The rear-end housing may be different, too, on a Busch Series car.

“They (Winston Cup) are allowed to run what they call an offset rear end. We are not,” Rang says. “That means one end of the axle tube is actually longer than the other. It’s the actual housing and where they could put the gear in is not in the center of the rear end.”

That means axles are different lengths and fit in only one side of the car.


Twenty years ago, Busch Series cars started out being totally different than Winston Cup cars. In the early years of the series, they used totally different bodies on the cars. While the Winston Cup cars were using full-size bodies such as Buick Regals, Monte Carlos and Thunderbirds, the Busch Series cars were using smaller, Chevy Nova and clone Pontiac Ventura bodies. The Busch Series cars were not as refined because the bulk of the schedule was on short tracks. Most of the teams were working racers with day jobs in the early years.

Engines were different, too. At one time, Buick and Ford V6 engines were the norm. Later, when the series returned to V8 motors, they were running at reduced 9:5 compression.

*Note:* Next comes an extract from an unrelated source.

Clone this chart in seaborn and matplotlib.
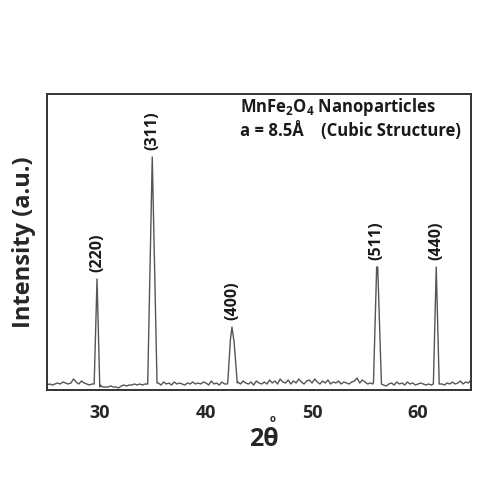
import matplotlib
matplotlib.use("Agg")
import matplotlib.pyplot as plt
import numpy as np
import pandas as pd
import seaborn as sns

# baseline noise, one value every 0.25 deg from 25 to 65
noise = [5, 6, 5, 6, 7, 6, 8, 7, 6, 7, 11, 8, 6, 9, 7, 6, 5, 6,
         6, 6, 5,
         3, 3, 3, 4, 3, 3, 2, 4, 5, 4, 5, 5, 6, 5, 6, 5, 6,
         7, 7, 7, 7,
         7, 5, 8, 6, 7, 5, 8, 6, 7, 6, 5, 7, 6, 8, 6, 7, 6, 8, 7, 5, 9, 6, 7, 5, 8, 6,
         6, 6, 6, 6,
         8, 6, 9, 7, 6, 8, 5, 9, 7, 6, 8, 6, 10, 7, 9, 6, 11, 8, 7, 10, 6, 9, 7, 11, 8,
         6, 9, 10, 7, 11, 8, 6, 9, 7, 10, 6, 8, 7, 9, 6, 8, 7, 6, 8, 9, 12, 7, 10, 8, 6, 7,
         6, 6, 6, 6,
         5, 4, 6, 7, 5, 8, 6, 7, 5, 8, 6, 7, 5, 6, 7, 6, 5, 6, 5,
         5, 5,
         5, 6, 5, 7, 6, 8, 6, 7, 9, 6, 8, 7, 10]

# reflections: label, profile angles, profile intensities
peak_labels = ["(220)", "(311)", "(400)", "(511)", "(440)"]
peak_x = [[29.45, 29.72, 29.98],
          [34.5, 34.93, 35.38],
          [42.05, 42.3, 42.45, 42.65, 42.95],
          [55.8, 56.1, 56.2, 56.55],
          [61.45, 61.72, 62.0]]
peak_y = [[6, 111, 3],
          [6, 233, 7],
          [7, 50, 63, 48, 7],
          [8, 123, 123, 6],
          [6, 123, 6]]

two_theta = np.arange(25, 65.001, 0.25)
bg = pd.DataFrame({"tt": two_theta, "I": noise})
for px in peak_x:
    bg = bg[(bg.tt < px[0]) | (bg.tt > px[-1])]
pk = pd.DataFrame({"tt": sum(peak_x, []), "I": sum(peak_y, [])})
xrd = pd.concat([bg, pk]).sort_values("tt").reset_index(drop=True)

sns.set_style("white")
plt.rcParams["font.family"] = ["Open Sans", "DejaVu Sans"]
plt.rcParams["mathtext.fontset"] = "custom"
plt.rcParams["mathtext.rm"] = "Open Sans:bold"
plt.rcParams["mathtext.it"] = "Open Sans:bold"
plt.rcParams["mathtext.bf"] = "Open Sans:bold"

fig = plt.figure(figsize=(5, 5), dpi=100)
ax = fig.add_axes([0.094, 0.22, 0.848, 0.592])
sns.lineplot(data=xrd, x="tt", y="I", sort=False, estimator=None,
             color="#555555", linewidth=1.0, ax=ax)

for lab, px, py in zip(peak_labels, peak_x, peak_y):
    top = int(np.argmax(py))
    ax.text(px[top], max(py) + 7, lab, rotation=90, ha="center", va="bottom",
            fontsize=11.5, fontweight="bold", color="#1a1a1a")

ax.text(0.455, 0.956, "MnFe$_2$O$_4$ Nanoparticles", transform=ax.transAxes,
        fontsize=12, fontweight="bold", color="#1a1a1a", va="center", ha="left")
ax.text(0.455, 0.875, "a = 8.5Å    (Cubic Structure)", transform=ax.transAxes,
        fontsize=12, fontweight="bold", color="#1a1a1a", va="center", ha="left")

ax.set_xlim(25, 65)
ax.set_ylim(0, 296)
ax.set_xticks([30, 40, 50, 60])
ax.set_xticks([35, 45, 55], minor=True)
ax.set_yticks([])
ax.tick_params(axis="x", which="major", direction="out", length=4, width=2.5,
               labelsize=13, pad=6, color="#222222")
ax.tick_params(axis="x", which="minor", direction="out", length=3, width=2.5,
               color="#222222")
for lbl in ax.get_xticklabels():
    lbl.set_fontweight("bold")
for s in ax.spines.values():
    s.set_color("#333333")
    s.set_linewidth(1.4)

ax.set_ylabel("Intensity (a.u.)", fontsize=17, fontweight="bold", labelpad=8)
ax.set_xlabel("2θ", fontsize=18, fontweight="bold", labelpad=4)
ax.xaxis.set_label_coords(0.512, -0.125)
ax.text(0.533, -0.098, "o", transform=ax.transAxes, fontsize=7, fontweight="bold",
        ha="center", va="center")

fig.savefig("out.png", dpi=100)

These days, the bodies reflect Winston Cup cars with the same brands in both.

So over the years, the two classes have slowly gotten closer on equipment. Now, with most of the car’s components aligning up virtually identical, production costs have dropped along with retail prices. The similarity has an added benefit because drivers have a little less to “unlearn” when they move from the Busch Series to Winston Cup.

This similarity also invites Winston Cup teams to run limited Busch Series schedules for in-house research and development, and upcoming driver and crewmember training programs.